EXERCISE
Repeat exactly the lines from the start through the line with "label_index = [0, 10, 20, 30, 40, 50]", both ends included.

-- start SUPPLIED MATERIAL --

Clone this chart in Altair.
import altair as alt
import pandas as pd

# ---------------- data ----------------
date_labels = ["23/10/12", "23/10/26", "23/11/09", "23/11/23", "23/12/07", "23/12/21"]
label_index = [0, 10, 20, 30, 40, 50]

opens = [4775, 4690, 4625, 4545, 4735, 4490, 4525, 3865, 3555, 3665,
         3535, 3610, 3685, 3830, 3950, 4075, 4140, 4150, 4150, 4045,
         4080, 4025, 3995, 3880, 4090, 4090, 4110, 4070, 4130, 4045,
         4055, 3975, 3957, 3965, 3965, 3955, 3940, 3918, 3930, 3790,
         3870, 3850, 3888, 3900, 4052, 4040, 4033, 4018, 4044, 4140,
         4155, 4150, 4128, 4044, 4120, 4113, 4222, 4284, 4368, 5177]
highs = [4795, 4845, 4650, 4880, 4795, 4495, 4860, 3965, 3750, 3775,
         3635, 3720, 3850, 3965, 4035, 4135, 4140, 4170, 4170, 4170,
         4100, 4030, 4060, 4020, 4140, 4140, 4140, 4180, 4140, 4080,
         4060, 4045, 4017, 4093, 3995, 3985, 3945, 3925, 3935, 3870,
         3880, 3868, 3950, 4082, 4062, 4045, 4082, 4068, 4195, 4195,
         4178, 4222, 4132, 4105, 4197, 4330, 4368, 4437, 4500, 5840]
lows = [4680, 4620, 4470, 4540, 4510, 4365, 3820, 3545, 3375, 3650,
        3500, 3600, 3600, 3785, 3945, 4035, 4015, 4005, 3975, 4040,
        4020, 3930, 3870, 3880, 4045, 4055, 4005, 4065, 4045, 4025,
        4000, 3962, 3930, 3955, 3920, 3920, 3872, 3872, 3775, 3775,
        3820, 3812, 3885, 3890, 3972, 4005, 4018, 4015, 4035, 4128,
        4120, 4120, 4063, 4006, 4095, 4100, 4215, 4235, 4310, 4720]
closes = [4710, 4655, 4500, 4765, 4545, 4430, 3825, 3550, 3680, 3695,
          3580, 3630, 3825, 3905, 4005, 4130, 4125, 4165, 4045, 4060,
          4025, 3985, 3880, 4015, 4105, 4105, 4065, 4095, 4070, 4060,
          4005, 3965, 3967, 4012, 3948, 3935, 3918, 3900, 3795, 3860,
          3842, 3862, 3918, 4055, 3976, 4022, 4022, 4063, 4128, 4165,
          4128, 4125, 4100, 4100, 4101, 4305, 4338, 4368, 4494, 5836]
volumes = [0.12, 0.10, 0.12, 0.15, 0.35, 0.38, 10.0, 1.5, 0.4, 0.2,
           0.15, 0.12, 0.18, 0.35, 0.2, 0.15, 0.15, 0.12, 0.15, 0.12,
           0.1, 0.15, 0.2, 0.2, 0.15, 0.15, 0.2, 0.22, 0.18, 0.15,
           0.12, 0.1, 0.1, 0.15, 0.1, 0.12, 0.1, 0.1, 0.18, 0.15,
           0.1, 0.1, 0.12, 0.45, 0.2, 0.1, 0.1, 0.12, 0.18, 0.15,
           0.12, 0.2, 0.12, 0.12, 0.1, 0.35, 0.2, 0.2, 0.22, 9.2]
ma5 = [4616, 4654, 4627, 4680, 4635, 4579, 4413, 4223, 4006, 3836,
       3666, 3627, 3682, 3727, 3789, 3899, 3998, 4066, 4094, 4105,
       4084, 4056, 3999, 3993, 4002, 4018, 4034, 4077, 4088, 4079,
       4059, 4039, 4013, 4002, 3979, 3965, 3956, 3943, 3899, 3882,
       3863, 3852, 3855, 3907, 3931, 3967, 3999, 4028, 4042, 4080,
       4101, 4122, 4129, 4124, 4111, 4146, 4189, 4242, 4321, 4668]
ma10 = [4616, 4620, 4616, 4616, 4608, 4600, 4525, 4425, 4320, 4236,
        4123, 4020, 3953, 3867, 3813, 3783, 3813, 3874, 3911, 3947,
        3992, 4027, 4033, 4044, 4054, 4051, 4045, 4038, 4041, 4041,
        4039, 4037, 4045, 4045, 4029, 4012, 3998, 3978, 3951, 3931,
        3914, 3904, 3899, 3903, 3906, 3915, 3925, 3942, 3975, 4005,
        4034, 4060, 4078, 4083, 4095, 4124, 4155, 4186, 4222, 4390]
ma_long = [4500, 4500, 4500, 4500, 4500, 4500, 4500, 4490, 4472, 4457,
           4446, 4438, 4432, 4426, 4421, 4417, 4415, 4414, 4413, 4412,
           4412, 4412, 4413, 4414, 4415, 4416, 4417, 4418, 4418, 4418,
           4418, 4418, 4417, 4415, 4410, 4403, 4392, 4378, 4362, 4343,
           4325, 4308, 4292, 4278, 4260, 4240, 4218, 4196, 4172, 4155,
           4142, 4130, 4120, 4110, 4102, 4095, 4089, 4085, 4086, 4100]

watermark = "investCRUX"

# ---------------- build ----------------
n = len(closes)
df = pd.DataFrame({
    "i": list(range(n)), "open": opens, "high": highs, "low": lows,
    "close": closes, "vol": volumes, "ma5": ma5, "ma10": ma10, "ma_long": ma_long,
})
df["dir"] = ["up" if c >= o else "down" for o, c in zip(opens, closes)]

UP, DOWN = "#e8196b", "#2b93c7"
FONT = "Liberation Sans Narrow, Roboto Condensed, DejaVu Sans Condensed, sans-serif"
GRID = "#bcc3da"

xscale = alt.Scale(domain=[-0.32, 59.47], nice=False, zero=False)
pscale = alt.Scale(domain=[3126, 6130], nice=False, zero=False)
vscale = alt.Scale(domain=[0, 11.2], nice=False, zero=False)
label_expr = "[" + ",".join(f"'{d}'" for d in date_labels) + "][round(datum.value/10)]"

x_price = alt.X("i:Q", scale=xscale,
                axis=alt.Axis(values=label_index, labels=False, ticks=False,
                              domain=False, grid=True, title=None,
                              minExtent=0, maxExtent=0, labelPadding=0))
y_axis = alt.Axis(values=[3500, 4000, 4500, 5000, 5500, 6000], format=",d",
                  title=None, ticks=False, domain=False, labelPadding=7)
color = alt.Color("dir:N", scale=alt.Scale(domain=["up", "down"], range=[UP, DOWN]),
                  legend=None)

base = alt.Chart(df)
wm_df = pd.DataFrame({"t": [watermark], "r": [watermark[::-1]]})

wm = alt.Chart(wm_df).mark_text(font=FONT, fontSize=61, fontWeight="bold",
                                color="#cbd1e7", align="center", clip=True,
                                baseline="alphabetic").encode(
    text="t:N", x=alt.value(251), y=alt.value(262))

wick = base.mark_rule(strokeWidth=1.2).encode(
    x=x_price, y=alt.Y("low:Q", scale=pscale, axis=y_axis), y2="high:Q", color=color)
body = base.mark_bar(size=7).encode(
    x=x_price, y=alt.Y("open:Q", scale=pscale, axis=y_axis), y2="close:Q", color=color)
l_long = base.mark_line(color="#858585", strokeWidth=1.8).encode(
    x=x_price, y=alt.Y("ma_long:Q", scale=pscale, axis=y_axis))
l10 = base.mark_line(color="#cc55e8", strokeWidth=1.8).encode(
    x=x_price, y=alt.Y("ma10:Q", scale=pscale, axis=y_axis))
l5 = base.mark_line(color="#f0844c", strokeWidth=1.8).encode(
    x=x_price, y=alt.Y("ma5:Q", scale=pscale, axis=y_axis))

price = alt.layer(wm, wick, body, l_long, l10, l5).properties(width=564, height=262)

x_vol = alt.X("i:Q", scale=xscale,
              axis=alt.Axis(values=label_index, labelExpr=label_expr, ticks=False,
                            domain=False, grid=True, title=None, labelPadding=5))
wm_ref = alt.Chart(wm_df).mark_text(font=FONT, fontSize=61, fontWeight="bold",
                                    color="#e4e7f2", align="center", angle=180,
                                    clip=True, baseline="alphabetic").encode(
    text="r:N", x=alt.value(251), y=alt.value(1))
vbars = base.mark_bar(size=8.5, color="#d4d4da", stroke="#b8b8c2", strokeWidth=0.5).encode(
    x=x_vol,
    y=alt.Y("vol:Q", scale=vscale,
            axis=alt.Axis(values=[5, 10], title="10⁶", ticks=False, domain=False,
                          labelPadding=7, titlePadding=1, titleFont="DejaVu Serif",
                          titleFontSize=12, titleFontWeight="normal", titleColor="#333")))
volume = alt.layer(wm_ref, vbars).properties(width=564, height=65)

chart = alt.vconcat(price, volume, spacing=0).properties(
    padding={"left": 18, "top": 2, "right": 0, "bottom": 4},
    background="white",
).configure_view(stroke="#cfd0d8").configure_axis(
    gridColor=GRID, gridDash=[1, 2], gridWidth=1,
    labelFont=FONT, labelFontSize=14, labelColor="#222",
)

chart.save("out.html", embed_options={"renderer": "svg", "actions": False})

-- end SUPPLIED MATERIAL --

TASK RESULT
Clone this chart in Altair.
import altair as alt
import pandas as pd

# ---------------- data ----------------
date_labels = ["23/10/12", "23/10/26", "23/11/09", "23/11/23", "23/12/07", "23/12/21"]
label_index = [0, 10, 20, 30, 40, 50]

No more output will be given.